Where does it say you have to run good speakers at super high volume? I have my amplifier set to about 10%, and still get lighting years better sound than from some crappy plastic boxes.


----------



## 95Viper (Sep 13, 2015)

To OP:

You may still have the same problem with another set of low cost speakers.

You may want to check for proper grounding.
If that is good; then, you might want to define the type, or frequency, of the interference and try options to eliminate it.
Such as, if, it is coming in on the mains, then, try a ferrite core option.

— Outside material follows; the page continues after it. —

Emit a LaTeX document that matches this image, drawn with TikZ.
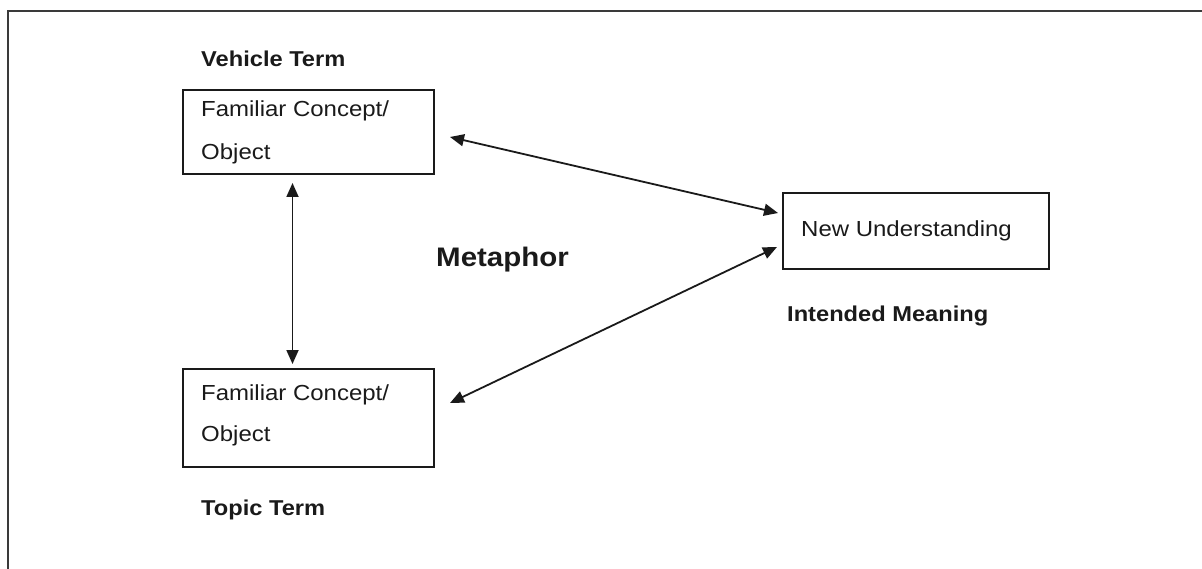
\documentclass[tikz,border=0pt]{standalone}
\usepackage{fontspec}
\setmainfont{Liberation Sans}[FakeStretch=1.1]
\usetikzlibrary{arrows.meta}
\definecolor{ink}{HTML}{1A1A1A}
\definecolor{frame}{HTML}{3A3A3A}
\begin{document}
\begin{tikzpicture}[x=1pt,y=-1pt,
  box/.style={draw=ink, line width=1.8pt, inner sep=0pt},
  txt/.style={inner sep=0pt, anchor=base west, text=ink, font=\fontsize{21.8}{26}\selectfont},
  lbl/.style={inner sep=0pt, anchor=base west, text=ink, font=\fontsize{21.5}{26}\selectfont\bfseries},
  big/.style={inner sep=0pt, anchor=base west, text=ink, font=\fontsize{26.8}{32}\selectfont\bfseries},
  arr/.style={draw=ink, line width=1.8pt, {Triangle[length=14pt,width=12pt]}-{Triangle[length=14pt,width=12pt]}}]
\useasboundingbox (0,0) rectangle (1202,569);
% outer frame (only top and left edges visible)
\draw[frame, line width=1.8pt] (8,569) -- (8,11) -- (1202,11);
% boxes
\node[box, minimum width=251pt, minimum height=84pt] (vbox) at (308.5,132) {};
\node[box, minimum width=251pt, minimum height=98pt] (tbox) at (308.5,418) {};
\node[box, minimum width=266pt, minimum height=76pt] (nbox) at (916,231) {};
% texts
\node[lbl] (vterm) at (201,67) {Vehicle Term};
\node[txt] (v1) at (201,117) {Familiar Concept/};
\node[txt] (v2) at (201,160) {Object};
\node[txt] (t1) at (201,400) {Familiar Concept/};
\node[txt] (t2) at (201,441) {Object};
\node[lbl] (tterm) at (201,515) {Topic Term};
\node[txt] (n1) at (801,237) {New Understanding};
\node[lbl] (imean) at (787,322) {Intended Meaning};
\node[big] (meta) at (436,267) {Metaphor};
% connector ends
\coordinate (vs) at (292.5,183);
\coordinate (tn) at (292.5,364);
\coordinate (ve) at (450,137);
\coordinate (nw1) at (778,213);
\coordinate (te) at (450,403);
\coordinate (nw2) at (777,247);
% arrows
\draw[arr] (vs) -- (tn);
\draw[arr] (ve) -- (nw1);
\draw[arr] (te) -- (nw2);
\end{tikzpicture}
\end{document}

You can google radio interference on PC speakers and find some solutions.
example: PC speakers also pick up radio


----------



## xkm1948 (Sep 13, 2015)

95Viper said:


> To OP:
> 
> You may still have the same problem with another set of low cost speakers.
> 
> ...




It is the speaker system. Before these I had a set of creative 2.0 speakers and never had any problem.

I bought those x240 as refurbished. They came in damaged already, I am amazed that I kept those for almost 6 yrs already. The place I just moved to has a massive radio station tower in the neighborhood. Right now I can hear this specific radio station very clearly.


----------



## xkm1948 (Sep 13, 2015)

I ended up buying a set of these. Good speakers aint cheap, so at least now I will have a set of BOSE.

http://www.amazon.com/dp/B00CD1PTF0/?tag=tec06d-20


----------



## Jetster (Sep 13, 2015)

I have a set of those. Not bad at all


----------



## hat (Sep 14, 2015)

That's what I have. They're pretty good speakers, can't ask for much more for what they are.


----------